April 30, 2015 | Thursday

Creative Europe

Culture and creativity contain the core of the European project. Culture shapes our identities, aspirations and how we relate to others and the world shaping the places and landscapes where we live and the lifestyles we lead. The rapid development of technology is creating both opportunities and challenges for Europe’s cultural and creative sectors. The European Union (EU) is committed to helping all those involved in these sectors — from local communities celebrating their cultural heritage to the producers of an award-winning film — to embrace the upcoming chances and overcome the obstacles faced. Cultural diversity is an asset for the EU, but linguistic and cultural differences lead to market fragmentation. The culture sector faces a variety of issues and challenges at an international level in terms of promoting cross-border mobility, encouraging transnational communication and fostering intercultural dialogue.

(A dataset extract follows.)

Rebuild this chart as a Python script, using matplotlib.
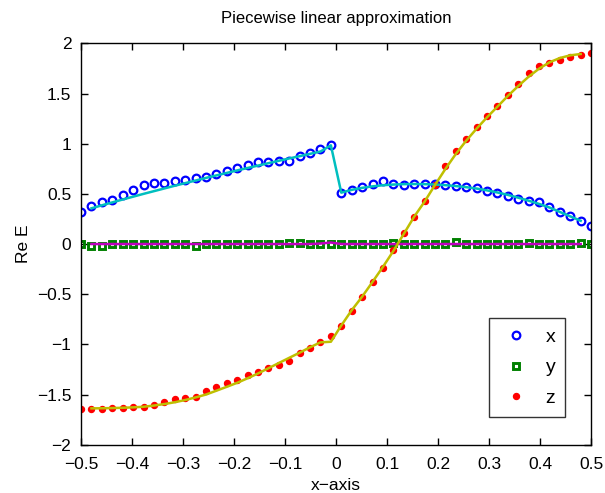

Programmes such as Creative Europe seek to enhance our shared cultural heritage by supporting cultural cross-border projects such as cooperation actions, platforms and networks as well as literary translation projects. Creative Europe also complements national funding to strengthen European cinema, increase the promotion of new films and make the audio-visual sector more competitive. In order to deliver its agenda for culture, Europe relies on solid partnerships between all stakeholders, including the Member States, regions, cultural organisations and other cultural operators. For instance, grassroots projects to enhance cultural tourism or urban regeneration in culturally significant areas or support for the distribution of independent films — all these and many other goals are best achieved when organisations at different levels combine their efforts and resources.

The EU fosters cultural cooperation with individual countries outside the EU as well as with regional and international organizations. Since the adoption of the European Agenda for Culture, culture has been increasingly perceived as a strategic factor of political, social and economic importance contributing to external policy objectives.

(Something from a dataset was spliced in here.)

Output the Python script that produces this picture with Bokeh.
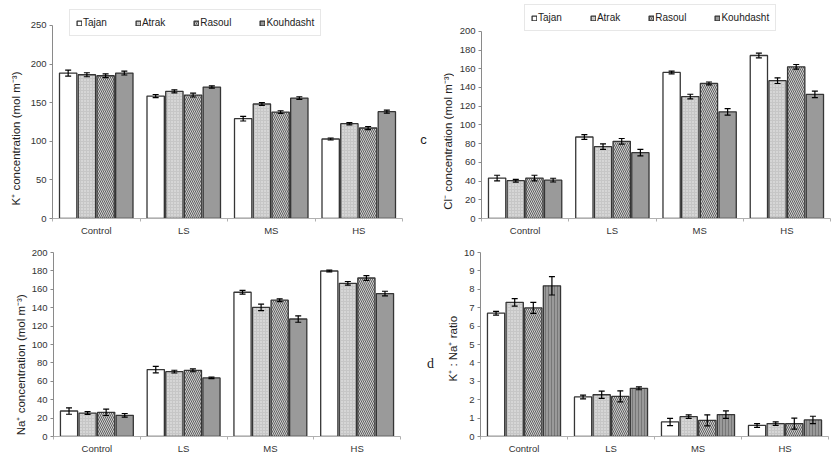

Since 2007, the European Regional Development Fund has allocated €3.3 billion for the protection and preservation of cultural heritage, €2.2 billion for the development of cultural infrastructure and €555 million to support cultural services.

Given this context, “Culture for All” is a successful project of the EU Office in Kosovo to provide more long-term oriented strategic support to the cultural sector. As such, the project makes a real difference for cultural actors and operators, as it established a source of predictable funding, providing valuable support to existing cultural events. Moreover, by supporting small-scale cultural events and initiatives all through Kosovo, the project reaches out to a grass-root level, promoting cultural diversity, innovation and creativity.

With initiatives such as the promotion of urban artistic interventions in various cities, study tours and cultural operators’ capacity building, the project contributes significantly to enhancing innovation and creativity in the cultural sector in Kosovo, along with promoting the crucial role of the EU presence in Kosovo among young artists and establishment of a sustainable network of cultural actors.